The Attorney General said Mr Daly’s case is “based on the simplistic but false equivalence between, on the one hand, attending meetings of Government and, on the other hand, being a member of Government”.
The State will have to put evidence of facts before the court relating to the practice of the chief whip and the attorney general’s historical attendance at Cabinet and Government meetings despite not being members of Government, said Mr Fanning.
It is important he submits not just information about current practices, but also historic evidence, he added.
He disagreed with the other side’s assessment of the urgency of the case, given super junior appointments have been occurring “without interruption” for more than 30 years, with the chief whip position going back even further. Mr Daly first sent a letter setting out his concerns about the practice five years ago, Mr Fanning said.
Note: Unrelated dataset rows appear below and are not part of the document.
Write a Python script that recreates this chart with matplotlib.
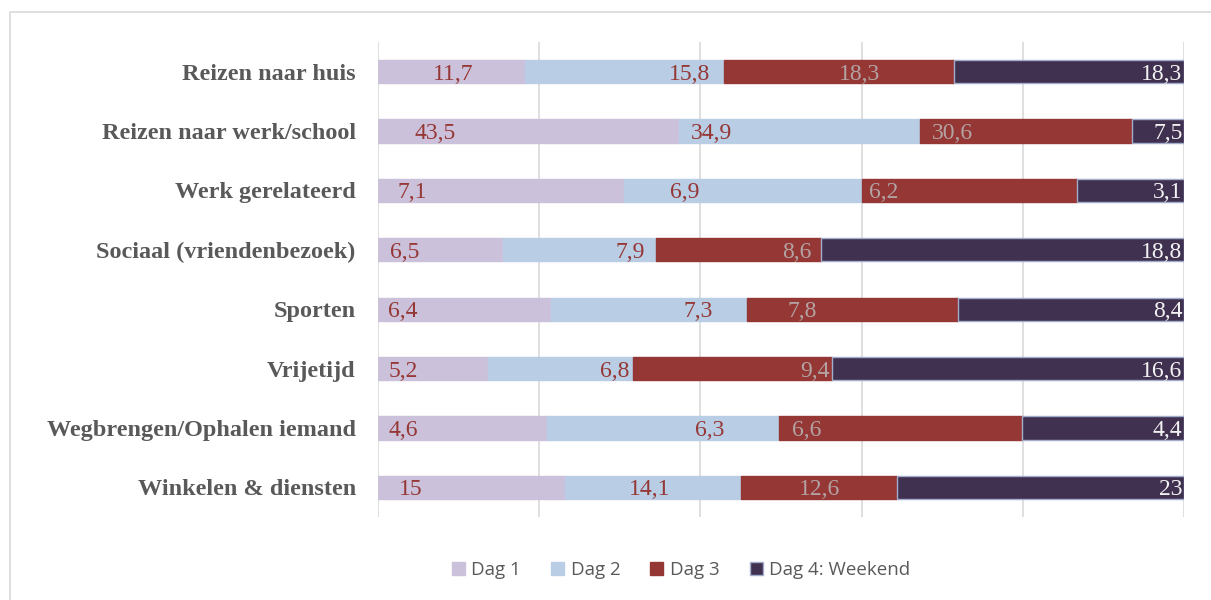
import matplotlib.pyplot as plt
from matplotlib.patches import Rectangle
import numpy as np

# data
categories = ['Reizen naar huis', 'Reizen naar werk/school', 'Werk gerelateerd',
              'Sociaal (vriendenbezoek)', 'Sporten', 'Vrijetijd',
              'Wegbrengen/Ophalen iemand', 'Winkelen & diensten']
series = ['Dag 1', 'Dag 2', 'Dag 3', 'Dag 4: Weekend']
dag1 = [11.7, 43.5, 7.1, 6.5, 6.4, 5.2, 4.6, 15]
dag2 = [15.8, 34.9, 6.9, 7.9, 7.3, 6.8, 6.3, 14.1]
dag3 = [18.3, 30.6, 6.2, 8.6, 7.8, 9.4, 6.6, 12.6]
dag4 = [18.3, 7.5, 3.1, 18.8, 8.4, 16.6, 4.4, 23]

# style
colors = ['#CCC1DA', '#B9CDE5', '#953735', '#403151']
edges = ['#CCC1DA', '#B9CDE5', '#953735', '#A4ACCB']
label_colors = ['#953735', '#953735', '#B3A3A3', '#F2F2F2']
# label centres (percent of bar) as placed in the original, Dag 4 is right aligned
label_pos = [
    [9.3, 38.7, 59.8],
    [7.1, 41.4, 71.3],
    [4.2, 38.1, 62.8],
    [3.3, 31.3, 52.0],
    [3.1, 39.7, 52.6],
    [3.1, 29.4, 54.2],
    [3.1, 41.2, 53.2],
    [4.0, 33.7, 54.8],
]

vals = np.array([dag1, dag2, dag3, dag4], dtype=float)
pct = vals / vals.sum(axis=0) * 100

fig = plt.figure(figsize=(12.11, 6.0), dpi=100)
ax = fig.add_axes([378 / 1211, 1 - 517 / 600, (1184 - 378) / 1211, (517 - 42) / 600])

y = np.arange(len(categories))
left = np.zeros(len(categories))
for i in range(4):
    ax.barh(y, pct[i], left=left, height=0.39, color=colors[i], edgecolor=edges[i],
            linewidth=1.0, label=series[i], zorder=3)
    for r in range(len(categories)):
        txt = f'{vals[i, r]:g}'.replace('.', ',')
        if i < 3:
            ax.text(label_pos[r][i], y[r], txt, ha='center', va='center_baseline',
                    color=label_colors[i], fontsize=17, family='Liberation Serif', zorder=4)
        else:
            ax.text(left[r] + pct[i, r] - 0.2, y[r], txt, ha='right', va='center_baseline',
                    color=label_colors[i], fontsize=17, family='Liberation Serif', zorder=4)
    left += pct[i]

ax.set_xlim(0, 100)
ax.set_ylim(len(categories) - 0.5, -0.5)
ax.set_xticks([0, 20, 40, 60, 80, 100])
ax.set_xticklabels([])
ax.tick_params(length=0)
ax.grid(axis='x', color='#D9D9D9', linewidth=1.2, zorder=0)
for s in ax.spines.values():
    s.set_visible(False)
ax.set_yticks(y)
ax.set_yticklabels(categories, fontsize=17.5, fontweight='bold', color='#595959',
                   family='Liberation Serif')
ax.tick_params(axis='y', pad=16)

leg = fig.legend(loc='center', bbox_to_anchor=(681 / 1211, 1 - 570 / 600), ncol=4,
                 frameon=False, prop={'family': 'Open Sans', 'size': 13.5},
                 handlelength=0.7, handleheight=0.7, handletextpad=0.35, columnspacing=1.6)
for t in leg.get_texts():
    t.set_color('#595959')

# chart frame
fig.patches.append(Rectangle((10 / 1211, -0.1), 1.2, 1 - 12 / 600 + 0.1,
                             transform=fig.transFigure, fill=False,
                             edgecolor='#D9D9D9', linewidth=1.2))

fig.savefig('out.png', dpi=100)
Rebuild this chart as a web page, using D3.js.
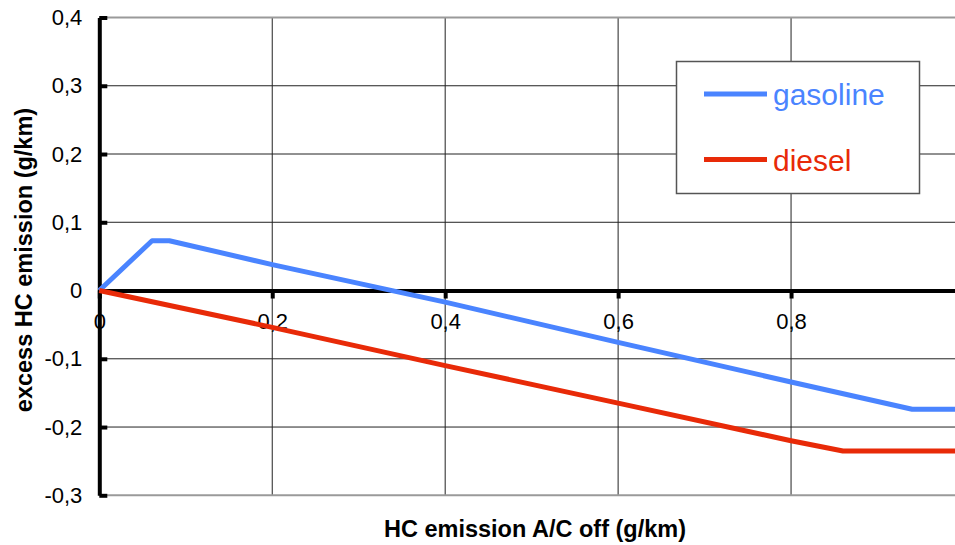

However, he said the case should be resolved promptly in the public interest, and it could be heard as early as May and by July at the latest. His side will submit their defence within six weeks, in advance of the case returning on April 1st.
Ms Justice Mary Rose Gearty said the question of a divisional court hearing the judicial review can be decided at a later point, after the opposition papers have been filed.
Feichín McDonagh, senior counsel for Mr Daly, said he will have to see the State’s response before ruling out the option of cross-examining individuals on their evidence.
Senior Government ministers are appointed by the president of Ireland on the advice of the taoiseach and with the prior approval of Dáil Éireann.
“Ministers of state attending Cabinet”, who are colloquially known as super juniors, are appointed by the Government on the nomination of the taoiseach. They participate at Government meetings but do not vote.
Government members are bound by constitutional obligations of confidentiality at Government meetings, while, Mr Daly alleges, “ministers of state who are not members of the Government are not so bound and the Constitution does not contemplate their attendance on a regular basis or at all”.
He also claims the use of public funds to provide an allowance to ministers of state is inconsistent with the Constitution.
He is asking the High Court to declare that the super juniors’ attendance at Government meetings is unconstitutional.
Mr Daly says he understands that the first time a Minister of State other than the chief whip attended Cabinet was in 1994 and the practice has been continued by every incoming Government since.